Since debuting their first collection in 2017, Botter and Herrebrugh have made a splash in menswear with their conceptual tailoring in rich colours, and playful, sea-inspired designs that aim to raise awareness around ocean pollution (for S/S23, models’ hands were submerged in condoms filled with water – the effect was like water balloons). Self-proclaimed creators of “Caribbean couture” – Botter was born on the Caribbean island of Curaçao and spent much of his life in a fisher’s village near Amsterdam – the duo’s sustainable thrust goes much further than just using upcycled materials like ocean waste. In 2020, they launched the Botter Coral Nursery, an organisation that works to revive the coral reef in the Caribbean sea of Curaçao. The pair first met in Antwerp – Botter studied at the Royal Academy, and was mentored by Walter Van Beirendonck and Dirk Van Saene – and that Belgian influence is still present in the brand’s razor-sharp, conceptual takes on tailoring. In 2018, after becoming finalists for the LVMH Prize, the pair were appointed as artistic directors of Nina Ricci, but they left in 2022 to devote all their attention to Botter, which they said was “now entering exciting times and which we want to take to yet another level.”

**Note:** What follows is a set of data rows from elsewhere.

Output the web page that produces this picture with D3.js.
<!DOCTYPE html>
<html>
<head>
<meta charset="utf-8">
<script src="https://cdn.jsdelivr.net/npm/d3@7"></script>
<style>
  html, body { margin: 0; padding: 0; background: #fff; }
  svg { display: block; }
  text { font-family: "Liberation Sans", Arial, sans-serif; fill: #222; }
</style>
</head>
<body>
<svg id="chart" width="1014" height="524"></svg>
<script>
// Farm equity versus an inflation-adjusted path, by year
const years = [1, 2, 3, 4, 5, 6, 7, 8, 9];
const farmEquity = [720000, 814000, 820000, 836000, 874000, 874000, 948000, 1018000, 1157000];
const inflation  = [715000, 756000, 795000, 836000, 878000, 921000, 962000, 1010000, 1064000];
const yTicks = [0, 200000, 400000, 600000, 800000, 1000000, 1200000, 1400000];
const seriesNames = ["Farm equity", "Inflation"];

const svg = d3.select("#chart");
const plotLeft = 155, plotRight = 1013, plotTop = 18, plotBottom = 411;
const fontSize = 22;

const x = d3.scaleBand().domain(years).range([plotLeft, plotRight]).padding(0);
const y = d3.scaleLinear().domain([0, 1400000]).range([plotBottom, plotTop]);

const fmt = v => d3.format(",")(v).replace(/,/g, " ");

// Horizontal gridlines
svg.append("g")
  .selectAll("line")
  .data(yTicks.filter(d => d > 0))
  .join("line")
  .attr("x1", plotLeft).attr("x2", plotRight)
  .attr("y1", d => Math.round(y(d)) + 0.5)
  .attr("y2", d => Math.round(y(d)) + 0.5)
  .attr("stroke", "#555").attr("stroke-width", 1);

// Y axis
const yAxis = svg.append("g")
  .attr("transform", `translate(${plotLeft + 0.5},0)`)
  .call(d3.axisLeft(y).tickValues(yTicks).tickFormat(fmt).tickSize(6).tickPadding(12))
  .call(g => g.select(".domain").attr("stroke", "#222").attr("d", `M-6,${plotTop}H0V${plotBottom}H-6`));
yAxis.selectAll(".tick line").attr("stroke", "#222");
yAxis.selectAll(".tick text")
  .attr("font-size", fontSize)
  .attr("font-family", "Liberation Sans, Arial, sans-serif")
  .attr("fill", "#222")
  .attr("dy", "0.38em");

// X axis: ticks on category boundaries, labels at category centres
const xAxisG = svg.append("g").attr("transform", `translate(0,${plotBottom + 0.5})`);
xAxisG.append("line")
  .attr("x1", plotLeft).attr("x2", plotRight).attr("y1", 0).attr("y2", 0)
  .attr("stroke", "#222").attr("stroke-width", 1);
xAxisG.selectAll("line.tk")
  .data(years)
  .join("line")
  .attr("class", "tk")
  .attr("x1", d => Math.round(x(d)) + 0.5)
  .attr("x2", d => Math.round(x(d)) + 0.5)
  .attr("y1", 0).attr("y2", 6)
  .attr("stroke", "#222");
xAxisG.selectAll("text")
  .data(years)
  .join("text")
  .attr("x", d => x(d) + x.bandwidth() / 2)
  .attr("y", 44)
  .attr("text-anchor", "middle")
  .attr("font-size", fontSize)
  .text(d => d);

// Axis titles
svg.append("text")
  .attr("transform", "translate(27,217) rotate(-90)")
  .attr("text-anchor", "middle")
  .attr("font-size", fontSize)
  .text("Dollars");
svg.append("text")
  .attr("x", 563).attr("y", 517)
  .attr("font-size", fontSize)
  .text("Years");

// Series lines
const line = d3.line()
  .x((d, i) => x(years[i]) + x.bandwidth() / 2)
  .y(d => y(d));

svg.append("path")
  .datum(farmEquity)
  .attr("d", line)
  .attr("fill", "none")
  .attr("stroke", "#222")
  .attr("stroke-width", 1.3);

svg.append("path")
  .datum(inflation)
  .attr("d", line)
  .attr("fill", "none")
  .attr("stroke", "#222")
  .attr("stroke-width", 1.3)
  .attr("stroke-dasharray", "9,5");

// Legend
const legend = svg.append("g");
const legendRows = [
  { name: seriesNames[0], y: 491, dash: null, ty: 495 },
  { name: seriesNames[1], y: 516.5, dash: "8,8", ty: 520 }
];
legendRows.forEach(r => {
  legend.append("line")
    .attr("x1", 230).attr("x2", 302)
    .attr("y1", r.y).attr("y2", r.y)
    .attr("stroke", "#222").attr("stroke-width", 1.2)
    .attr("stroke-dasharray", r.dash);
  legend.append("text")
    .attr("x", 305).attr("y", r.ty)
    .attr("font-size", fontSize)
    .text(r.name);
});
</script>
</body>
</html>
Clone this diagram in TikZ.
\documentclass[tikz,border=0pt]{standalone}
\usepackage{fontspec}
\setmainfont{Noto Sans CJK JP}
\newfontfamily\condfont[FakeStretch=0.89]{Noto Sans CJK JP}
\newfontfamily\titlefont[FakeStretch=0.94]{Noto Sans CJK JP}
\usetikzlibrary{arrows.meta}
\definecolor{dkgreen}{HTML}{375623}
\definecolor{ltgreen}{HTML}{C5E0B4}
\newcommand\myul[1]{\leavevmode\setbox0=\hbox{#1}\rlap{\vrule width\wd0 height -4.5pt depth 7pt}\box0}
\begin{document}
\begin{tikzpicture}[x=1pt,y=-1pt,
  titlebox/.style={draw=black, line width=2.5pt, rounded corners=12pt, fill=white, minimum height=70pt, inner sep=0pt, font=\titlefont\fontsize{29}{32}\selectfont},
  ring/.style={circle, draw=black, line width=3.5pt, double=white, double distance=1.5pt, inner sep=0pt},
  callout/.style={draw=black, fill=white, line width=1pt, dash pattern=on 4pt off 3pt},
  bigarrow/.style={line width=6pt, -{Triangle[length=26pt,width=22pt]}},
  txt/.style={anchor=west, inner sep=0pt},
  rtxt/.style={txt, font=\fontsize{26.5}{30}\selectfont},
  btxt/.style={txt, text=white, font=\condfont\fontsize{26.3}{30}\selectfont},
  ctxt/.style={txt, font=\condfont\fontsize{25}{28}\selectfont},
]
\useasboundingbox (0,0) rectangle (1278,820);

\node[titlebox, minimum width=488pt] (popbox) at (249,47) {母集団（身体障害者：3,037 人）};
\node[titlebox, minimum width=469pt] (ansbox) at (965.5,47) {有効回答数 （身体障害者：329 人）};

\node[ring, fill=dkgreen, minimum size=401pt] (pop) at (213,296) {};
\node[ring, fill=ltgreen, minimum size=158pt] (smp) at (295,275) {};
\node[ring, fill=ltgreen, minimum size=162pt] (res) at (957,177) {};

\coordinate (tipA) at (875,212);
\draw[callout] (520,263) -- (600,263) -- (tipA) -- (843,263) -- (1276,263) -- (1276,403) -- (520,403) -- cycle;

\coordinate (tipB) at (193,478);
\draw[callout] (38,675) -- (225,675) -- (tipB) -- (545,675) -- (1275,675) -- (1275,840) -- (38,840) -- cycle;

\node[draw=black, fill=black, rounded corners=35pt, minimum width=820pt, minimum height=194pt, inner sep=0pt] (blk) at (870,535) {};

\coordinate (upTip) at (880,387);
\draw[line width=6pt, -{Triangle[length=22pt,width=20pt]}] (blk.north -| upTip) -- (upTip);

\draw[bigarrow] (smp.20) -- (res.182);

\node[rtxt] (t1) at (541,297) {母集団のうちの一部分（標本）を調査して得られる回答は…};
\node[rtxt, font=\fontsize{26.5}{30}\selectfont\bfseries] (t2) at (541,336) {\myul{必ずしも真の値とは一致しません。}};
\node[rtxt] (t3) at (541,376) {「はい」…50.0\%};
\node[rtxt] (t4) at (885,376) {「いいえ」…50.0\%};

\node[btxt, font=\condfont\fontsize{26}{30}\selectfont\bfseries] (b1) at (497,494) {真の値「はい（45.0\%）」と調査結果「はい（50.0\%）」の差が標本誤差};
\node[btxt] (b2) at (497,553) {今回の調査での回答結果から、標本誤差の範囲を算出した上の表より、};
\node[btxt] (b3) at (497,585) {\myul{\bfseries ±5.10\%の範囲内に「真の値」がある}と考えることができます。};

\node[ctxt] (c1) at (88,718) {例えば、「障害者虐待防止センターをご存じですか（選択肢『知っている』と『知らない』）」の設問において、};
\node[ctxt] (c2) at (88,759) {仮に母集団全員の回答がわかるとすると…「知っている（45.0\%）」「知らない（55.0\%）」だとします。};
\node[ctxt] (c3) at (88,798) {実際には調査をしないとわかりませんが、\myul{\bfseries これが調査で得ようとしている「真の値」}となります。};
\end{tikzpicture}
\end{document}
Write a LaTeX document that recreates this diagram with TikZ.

On the day of the S/S24 show, under the sweltering glass roof of a dilapidated venue in Paris’ Pigalle, many guests arrived wearing those skew whiff suits in dusty oranges, aquamarine blues, and mossy greens – pecs exposed in sharp V-necks – that made the brand famous. Set to the sombre sound of Michael Andrews’s Mad World, the new collection’s sense of colour, as always, was overpowering; there were deconstructed suits in lavender and test tube green, and desperately tactile vests, suits and bags made out of upcycled scoubidou weave in plasticky red and blue hues. The idea of nature and its conservation manifested itself through semi-sheer printed floral shirts, tied up delicately in bows, a furry brown plunging waistcoat with a bushy, skunk-like trail of white fur sprouting on the wearer’s back, and leaf-shaped leather bags held underarm. Cartoonishly puffed-up sliders made in collaboration with Reebok evoked the hypnotic ridges of Murex shells, created using cutting-edge 3D printing technology. And one buoyant waistcoat, made in the image of a life jacket, felt like a nod to the ongoing migrant crisis, and the ways in which the sea can aid escape.

The biggest highlight of all, though, came with the miniature plastic toys and dolls adorning the clothes in inventive ways. As a winking joke to the true meaning of vodou, perhaps, guests’ seats were laid with black shoe boxes with keychain dolls inside, wrapped up in azure blue tissue paper. Created by Belgian artist Daniel von Weinberger in response to the idea of vodou rituals, the dolls’ Barbie heads were nightmarishly skewed onto dinosaur bodies. “We were thinking of how children can tear apart toys and put them back together,” Herrebrugh says, gesturing to the influence of her young child, Scully. In the collection itself, low-slung belts and necklaces made from mishmashes of brightly coloured plastic toys looked like clusters of trash washed up on a beach shore, but beautiful. One belt, featuring a ring of toy hands, harked back to the tiny toy hand craze that swept social media years ago. 

What do the pair hope we can learn from the concept of vodou embedded in this collection? “I’m really feeling that we need connection,” says Herrebrugh, referencing the team effort that was needed to do the show. “I think it’s more important now than ever to realise that everything is connected, and get that individualistic mindset out of our system. We all need each other.”